## Entries provided
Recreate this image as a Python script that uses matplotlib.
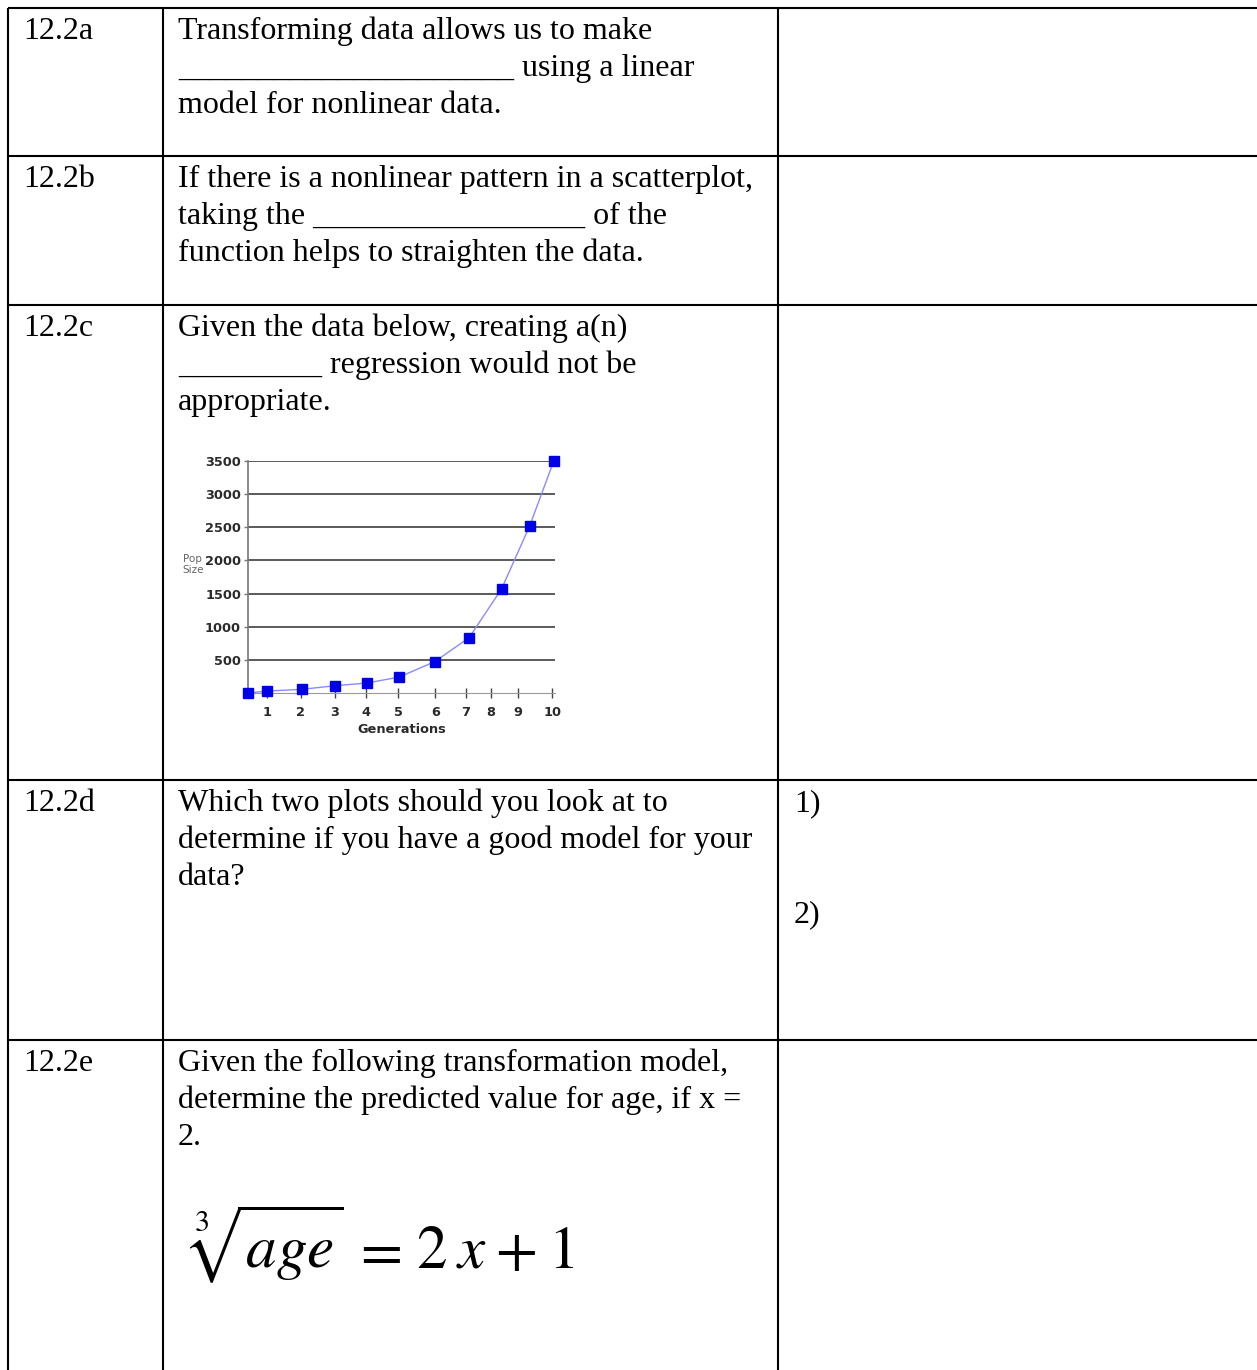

...

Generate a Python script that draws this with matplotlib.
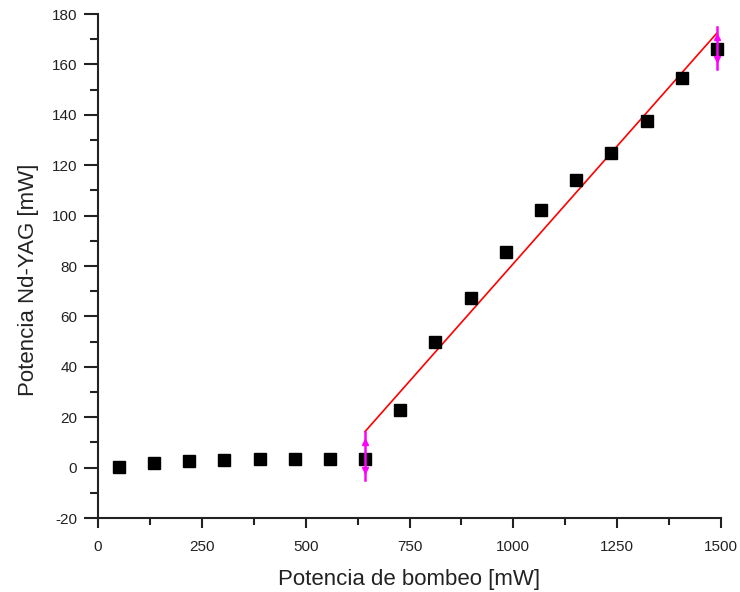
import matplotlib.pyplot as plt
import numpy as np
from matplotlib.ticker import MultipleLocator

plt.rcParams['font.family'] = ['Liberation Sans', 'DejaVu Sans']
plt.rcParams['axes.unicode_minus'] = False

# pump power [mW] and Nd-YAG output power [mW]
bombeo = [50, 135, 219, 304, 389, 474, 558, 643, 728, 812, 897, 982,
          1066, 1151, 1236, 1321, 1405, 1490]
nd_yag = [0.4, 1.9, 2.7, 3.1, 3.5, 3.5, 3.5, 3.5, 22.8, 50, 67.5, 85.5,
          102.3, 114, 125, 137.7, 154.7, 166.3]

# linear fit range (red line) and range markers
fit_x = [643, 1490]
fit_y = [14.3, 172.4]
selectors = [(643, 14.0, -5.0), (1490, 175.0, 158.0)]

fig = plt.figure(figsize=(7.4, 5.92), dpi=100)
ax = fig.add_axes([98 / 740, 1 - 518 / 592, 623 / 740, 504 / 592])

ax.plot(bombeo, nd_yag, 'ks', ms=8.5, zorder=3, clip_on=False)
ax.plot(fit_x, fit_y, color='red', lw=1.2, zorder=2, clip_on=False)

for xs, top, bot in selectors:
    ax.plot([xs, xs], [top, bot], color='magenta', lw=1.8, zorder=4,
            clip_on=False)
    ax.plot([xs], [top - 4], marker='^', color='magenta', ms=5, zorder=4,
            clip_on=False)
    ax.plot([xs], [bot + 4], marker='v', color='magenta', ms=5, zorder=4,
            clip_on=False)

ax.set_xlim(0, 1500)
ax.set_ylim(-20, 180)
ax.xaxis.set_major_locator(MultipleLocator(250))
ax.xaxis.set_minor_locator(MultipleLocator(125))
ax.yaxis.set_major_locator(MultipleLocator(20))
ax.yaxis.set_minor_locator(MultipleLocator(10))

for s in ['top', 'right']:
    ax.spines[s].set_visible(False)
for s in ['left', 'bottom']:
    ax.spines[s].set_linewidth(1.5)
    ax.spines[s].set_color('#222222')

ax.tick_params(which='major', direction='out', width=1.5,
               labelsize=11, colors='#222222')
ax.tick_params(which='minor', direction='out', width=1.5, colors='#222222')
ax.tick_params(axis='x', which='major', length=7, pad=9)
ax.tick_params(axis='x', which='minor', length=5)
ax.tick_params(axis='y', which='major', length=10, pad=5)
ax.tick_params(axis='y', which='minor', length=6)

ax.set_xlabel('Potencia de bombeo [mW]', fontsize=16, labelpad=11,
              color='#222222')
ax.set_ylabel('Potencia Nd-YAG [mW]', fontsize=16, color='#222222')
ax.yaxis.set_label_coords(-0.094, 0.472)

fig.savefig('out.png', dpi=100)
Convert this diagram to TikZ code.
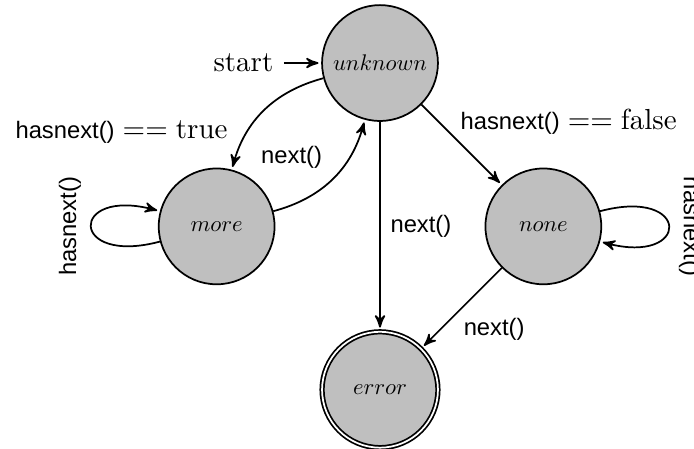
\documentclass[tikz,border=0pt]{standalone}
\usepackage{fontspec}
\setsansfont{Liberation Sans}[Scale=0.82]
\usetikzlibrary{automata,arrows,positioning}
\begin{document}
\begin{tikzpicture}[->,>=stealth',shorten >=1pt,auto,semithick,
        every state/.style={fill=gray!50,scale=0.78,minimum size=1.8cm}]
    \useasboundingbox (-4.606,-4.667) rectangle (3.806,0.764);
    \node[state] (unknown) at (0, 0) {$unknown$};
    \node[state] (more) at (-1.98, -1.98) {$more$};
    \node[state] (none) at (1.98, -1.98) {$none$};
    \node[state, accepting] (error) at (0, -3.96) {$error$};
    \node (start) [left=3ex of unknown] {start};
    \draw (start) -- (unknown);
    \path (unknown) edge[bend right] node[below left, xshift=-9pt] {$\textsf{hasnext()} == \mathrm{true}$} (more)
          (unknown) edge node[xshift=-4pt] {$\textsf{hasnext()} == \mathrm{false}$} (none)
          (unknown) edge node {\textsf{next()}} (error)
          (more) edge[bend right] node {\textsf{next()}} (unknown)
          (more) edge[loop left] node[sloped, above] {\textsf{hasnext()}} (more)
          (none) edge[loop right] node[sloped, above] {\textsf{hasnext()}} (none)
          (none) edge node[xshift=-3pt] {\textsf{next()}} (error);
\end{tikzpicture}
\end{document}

...

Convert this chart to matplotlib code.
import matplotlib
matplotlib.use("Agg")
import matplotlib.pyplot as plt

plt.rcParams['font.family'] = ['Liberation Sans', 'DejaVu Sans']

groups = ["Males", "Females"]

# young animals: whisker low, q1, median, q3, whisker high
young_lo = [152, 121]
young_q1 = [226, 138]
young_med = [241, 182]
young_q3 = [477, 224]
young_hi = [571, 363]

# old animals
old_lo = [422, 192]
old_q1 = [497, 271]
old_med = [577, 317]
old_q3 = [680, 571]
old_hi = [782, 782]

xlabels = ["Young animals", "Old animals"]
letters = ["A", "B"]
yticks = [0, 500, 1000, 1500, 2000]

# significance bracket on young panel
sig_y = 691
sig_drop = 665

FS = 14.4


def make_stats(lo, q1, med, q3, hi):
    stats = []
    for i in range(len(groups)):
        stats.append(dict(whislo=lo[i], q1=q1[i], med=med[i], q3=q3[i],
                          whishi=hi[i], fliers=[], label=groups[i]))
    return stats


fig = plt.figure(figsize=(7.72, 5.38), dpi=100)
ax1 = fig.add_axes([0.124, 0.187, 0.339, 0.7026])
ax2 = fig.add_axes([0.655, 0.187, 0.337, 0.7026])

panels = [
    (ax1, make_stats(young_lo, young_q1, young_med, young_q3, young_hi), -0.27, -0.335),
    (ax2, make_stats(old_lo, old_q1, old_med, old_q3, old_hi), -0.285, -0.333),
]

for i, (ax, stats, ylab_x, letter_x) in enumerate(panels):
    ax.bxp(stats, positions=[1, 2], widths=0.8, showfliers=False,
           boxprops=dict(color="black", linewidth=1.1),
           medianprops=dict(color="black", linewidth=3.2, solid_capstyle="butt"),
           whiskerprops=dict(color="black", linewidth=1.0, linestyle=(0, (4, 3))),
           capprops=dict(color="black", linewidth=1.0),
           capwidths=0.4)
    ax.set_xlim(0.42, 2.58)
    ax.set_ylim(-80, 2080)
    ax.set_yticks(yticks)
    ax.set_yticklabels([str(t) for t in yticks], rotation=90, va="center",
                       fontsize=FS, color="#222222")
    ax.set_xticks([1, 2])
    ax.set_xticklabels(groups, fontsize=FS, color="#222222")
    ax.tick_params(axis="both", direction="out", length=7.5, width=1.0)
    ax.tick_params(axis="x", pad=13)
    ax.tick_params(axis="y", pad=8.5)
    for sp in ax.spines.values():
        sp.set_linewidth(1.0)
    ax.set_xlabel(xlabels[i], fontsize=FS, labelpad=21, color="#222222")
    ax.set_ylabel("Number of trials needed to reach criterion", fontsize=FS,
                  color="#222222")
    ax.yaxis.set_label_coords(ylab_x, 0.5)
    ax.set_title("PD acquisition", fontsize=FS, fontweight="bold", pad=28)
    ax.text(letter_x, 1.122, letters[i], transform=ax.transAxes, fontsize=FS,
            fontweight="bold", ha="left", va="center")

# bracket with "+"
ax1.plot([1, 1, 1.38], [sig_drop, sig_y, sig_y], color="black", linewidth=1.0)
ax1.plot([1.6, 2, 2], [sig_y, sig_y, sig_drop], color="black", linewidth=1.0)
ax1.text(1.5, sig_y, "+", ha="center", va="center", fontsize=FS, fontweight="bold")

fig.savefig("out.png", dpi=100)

## Problem to work on
Make an exact copy of the lines from the one that contains "Generate a Python" through the one that contains "lw=1.2, zorder=2, clip_on=False)", both included, and no other lines. Pictures are skipped.

## Response to this task
Generate a Python script that draws this with matplotlib.
import matplotlib.pyplot as plt
import numpy as np
from matplotlib.ticker import MultipleLocator

plt.rcParams['font.family'] = ['Liberation Sans', 'DejaVu Sans']
plt.rcParams['axes.unicode_minus'] = False

# pump power [mW] and Nd-YAG output power [mW]
bombeo = [50, 135, 219, 304, 389, 474, 558, 643, 728, 812, 897, 982,
          1066, 1151, 1236, 1321, 1405, 1490]
nd_yag = [0.4, 1.9, 2.7, 3.1, 3.5, 3.5, 3.5, 3.5, 22.8, 50, 67.5, 85.5,
          102.3, 114, 125, 137.7, 154.7, 166.3]

# linear fit range (red line) and range markers
fit_x = [643, 1490]
fit_y = [14.3, 172.4]
selectors = [(643, 14.0, -5.0), (1490, 175.0, 158.0)]

fig = plt.figure(figsize=(7.4, 5.92), dpi=100)
ax = fig.add_axes([98 / 740, 1 - 518 / 592, 623 / 740, 504 / 592])

ax.plot(bombeo, nd_yag, 'ks', ms=8.5, zorder=3, clip_on=False)
ax.plot(fit_x, fit_y, color='red', lw=1.2, zorder=2, clip_on=False)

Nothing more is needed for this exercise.